▶ _Exercise brief_
Extract each line holding the word "matplotlib" from the entries.

▶ _Material provided_
::::::

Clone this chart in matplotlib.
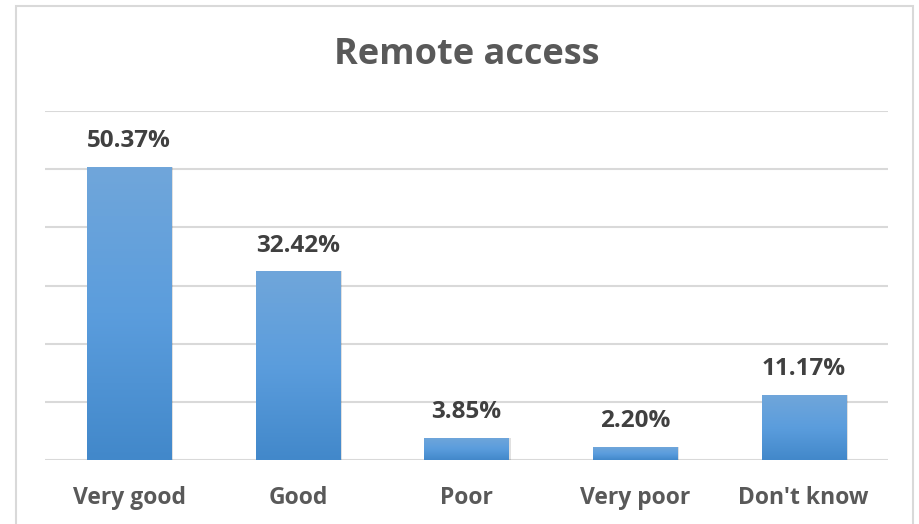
import matplotlib
matplotlib.use("Agg")
import matplotlib.pyplot as plt
import matplotlib.patches as patches
import numpy as np

# data
categories = ["Very good", "Good", "Poor", "Very poor", "Don't know"]
values = [50.37, 32.42, 3.85, 2.20, 11.17]
labels = ["50.37%", "32.42%", "3.85%", "2.20%", "11.17%"]

plt.rcParams['font.family'] = ['Open Sans', 'DejaVu Sans']

fig = plt.figure(figsize=(9.2, 5.24), dpi=100)
ax = fig.add_axes([45/920, 1-460/524, (888-45)/920, (460-111)/524])

x = np.arange(len(categories))
bars = ax.bar(x, values, width=0.5, color="#5b9bd5", zorder=3)

# gradient fill for each bar
grad = np.linspace(0, 1, 256).reshape(-1, 1)
cmap = matplotlib.colors.LinearSegmentedColormap.from_list("g", ["#4288ca", "#5b9ddd", "#70a6da"])
for b in bars:
    x0, w, h = b.get_x(), b.get_width(), b.get_height()
    # soft shadow
    sh = patches.Rectangle((x0 + 0.012, 0), w, h, facecolor="#000000", alpha=0.12,
                           zorder=2, linewidth=0)
    ax.add_patch(sh)
    im = ax.imshow(grad, extent=(x0, x0 + w, 0, h), origin="lower", cmap=cmap,
                   aspect="auto", zorder=4)
    im.set_clip_path(b)

ax.set_xlim(-0.5, len(categories) - 0.5)
ax.set_ylim(0, 60)
ax.set_yticks(np.arange(0, 61, 10))
ax.yaxis.grid(True, color="#d9d9d9", linewidth=1.5, zorder=0)
ax.tick_params(axis="y", left=False, labelleft=False)
ax.tick_params(axis="x", bottom=False, pad=15)
ax.set_xticks(x)
ax.set_xticklabels(categories, fontsize=16.5, fontweight="bold", color="#595959")
for s in ax.spines.values():
    s.set_visible(False)

# value labels
for xi, v, lab in zip(x, values, labels):
    ax.annotate(lab, (xi, v), xytext=(0, 10), textcoords="offset points",
                ha="center", va="bottom", fontsize=17.5, fontweight="bold", color="#404040")

fig.text(467/920, 1-55/524, "Remote access", ha="center", va="center",
         fontsize=26, fontweight="bold", color="#595959")

# chart border
border = patches.Rectangle((16/920, -0.05), (913-16)/920, 1.05 - 6/524, transform=fig.transFigure,
                           fill=False, edgecolor="#d9d9d9", linewidth=1.5)
fig.patches.append(border)

fig.savefig("out.png", dpi=100)
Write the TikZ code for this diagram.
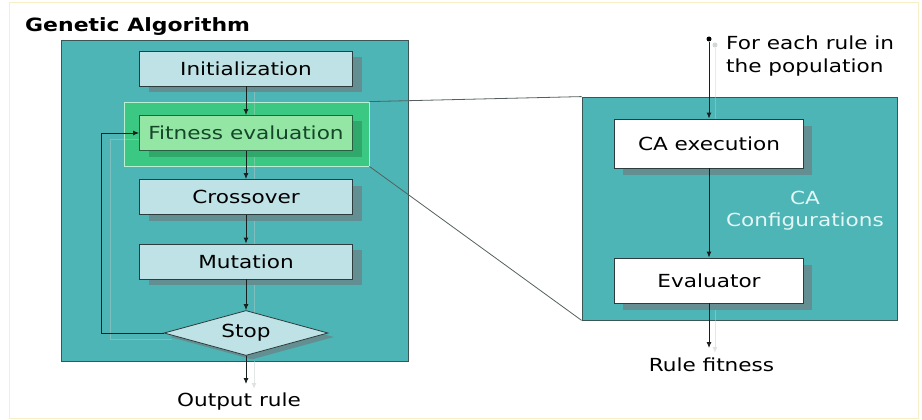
\documentclass[tikz,border=0pt]{standalone}
\usepackage{fontspec}
\setmainfont[FakeStretch=1.2]{DejaVu Sans}
\usetikzlibrary{arrows.meta,shapes.geometric,shadows}
\definecolor{tealbg}{RGB}{77,181,181}
\definecolor{panelline}{RGB}{60,85,85}
\definecolor{boxfill}{RGB}{190,226,229}
\definecolor{boxline}{RGB}{45,60,60}
\definecolor{shadowc}{RGB}{100,143,146}
\definecolor{hlfill}{RGB}{58,200,130}
\definecolor{hlline}{RGB}{185,240,212}
\definecolor{fitfill}{RGB}{148,230,165}
\definecolor{fitline}{RGB}{40,95,65}
\definecolor{fitshadow}{RGB}{48,168,108}
\definecolor{fittext}{RGB}{20,70,40}
\definecolor{linec}{RGB}{25,30,30}
\definecolor{zoomc}{RGB}{85,95,95}
\definecolor{framec}{RGB}{248,238,200}
\definecolor{shlinec}{RGB}{200,205,205}
\definecolor{conftext}{RGB}{228,246,246}
\begin{document}
\begin{tikzpicture}[x=1pt,y=-1pt,
  font=\fontsize{18}{22}\selectfont,
  panel/.style={draw=panelline, fill=tealbg, line width=0.8pt, inner sep=0pt},
  gbox/.style={draw=boxline, fill=boxfill, line width=0.8pt, inner sep=0pt,
    minimum width=213pt, minimum height=35pt, text=black,
    drop shadow={shadow xshift=9pt, shadow yshift=-6pt, fill=shadowc, opacity=1}},
  fitbox/.style={gbox, fill=fitfill, draw=fitline, text=fittext,
    drop shadow={shadow xshift=9pt, shadow yshift=-6pt, fill=fitshadow, opacity=1}},
  wbox/.style={draw=boxline, fill=white, line width=0.8pt, inner sep=0pt,
    minimum width=189pt, text=black,
    drop shadow={shadow xshift=8pt, shadow yshift=-7pt, fill=shadowc, opacity=1}},
  arr/.style={-{Latex[length=6pt,width=5pt]}, line width=0.9pt, draw=linec},
  shline/.style={-{Latex[length=6pt,width=5pt]}, line width=0.9pt, draw=shlinec, fill=shlinec, opacity=0.45},
  shplain/.style={line width=0.9pt, draw=shlinec, opacity=0.4},
  zoomline/.style={draw=zoomc, line width=0.8pt},
  lbl/.style={inner sep=0pt, text=black}
]
\useasboundingbox (0,0) rectangle (922,420);
\node[draw=framec, line width=1pt, minimum width=909pt, minimum height=415pt, inner sep=0pt] (frame) at (463.5,210.5) {};

% title
\node[lbl, anchor=base west, font=\fontsize{18.3}{22}\selectfont\bfseries] (title) at (25,32) {Genetic Algorithm};

% panels
\node[panel, minimum width=347pt, minimum height=321pt] (lp) at (234.5,200.5) {};
\node[panel, minimum width=315pt, minimum height=223pt] (rp) at (739.5,208.5) {};

% highlight
\node[draw=hlline, fill=hlfill, line width=0.8pt, minimum width=245pt, minimum height=64pt, inner sep=0pt] (hl) at (246.5,134) {};

% zoom lines
\draw[zoomline] (hl.north east) -- (rp.north west);
\draw[zoomline] (hl.south east) -- (rp.south west);

% left boxes
\coordinate (c-init) at (246,68.5);
\coordinate (c-fit) at (246,133);
\coordinate (c-cross) at (246,197);
\coordinate (c-mut) at (246,261.5);
\coordinate (c-stop) at (246,333);

% shadow connectors (left)
\draw[shplain] ([shift={(8,6)}]c-init) -- ([shift={(8,6)}]c-stop);
\draw[shline] ([shift={(8,6)}]246,355) -- (254,389);
\draw[shplain] (172,339) -- (110,339) -- (110,139) -- (147,139);

\node[gbox] (init) at (c-init) {Initialization};
\node[fitbox] (fit) at (c-fit) {Fitness evaluation};
\node[gbox] (cross) at (c-cross) {Crossover};
\node[gbox] (mut) at (c-mut) {Mutation};
\node[diamond, draw=boxline, fill=boxfill, line width=0.8pt, inner sep=0pt, aspect=3.64,
      minimum width=164pt, minimum height=45pt, text=black,
      drop shadow={shadow xshift=6pt, shadow yshift=-4pt, fill=shadowc, opacity=1}] (stop) at (c-stop) {Stop};

\draw[arr] (init) -- (fit);
\draw[arr] (fit) -- (cross);
\draw[arr] (cross) -- (mut);
\draw[arr] (mut) -- (stop);
\draw[arr] (stop.west) -- ++(-62,0) |- (fit.west);
\coordinate (outend) at (246,384);
\draw[arr] (stop.south) -- (outend);
\node[lbl, anchor=base] (outlbl) at (239,406) {Output rule};

% right side
\node[circle, fill=shlinec, opacity=0.8, inner sep=0pt, minimum size=5pt] (dotsh) at (715,45) {};
\draw[shplain] (dotsh) -- (715,125);
\draw[shline] (715,300) -- (715,353);

\node[wbox, minimum height=49pt] (caex) at (709,143.5) {CA execution};
\node[wbox, minimum height=45pt] (eval) at (709,280.5) {Evaluator};

\node[circle, fill=black, inner sep=0pt, minimum size=5pt] (dot) at (709,39) {};
\draw[arr] (dot) -- (caex);
\draw[arr] (caex) -- (eval);
\coordinate (rfend) at (709,348);
\draw[arr] (eval) -- (rfend);

\node[lbl, anchor=north west, align=left, font=\fontsize{18}{23}\selectfont] (foreach) at (726,35.5) {For each rule in\\the population};
\node[lbl, anchor=base] (rflbl) at (711.5,371) {Rule fitness};
\node[inner sep=0pt, align=center, text=conftext, font=\fontsize{18}{22}\selectfont] (conf) at (805,211) {CA\\Configurations};
\end{tikzpicture}
\end{document}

::::::

▶ _Solution to this exercise_
Clone this chart in matplotlib.
import matplotlib
matplotlib.use("Agg")
import matplotlib.pyplot as plt
import matplotlib.patches as patches
cmap = matplotlib.colors.LinearSegmentedColormap.from_list("g", ["#4288ca", "#5b9ddd", "#70a6da"])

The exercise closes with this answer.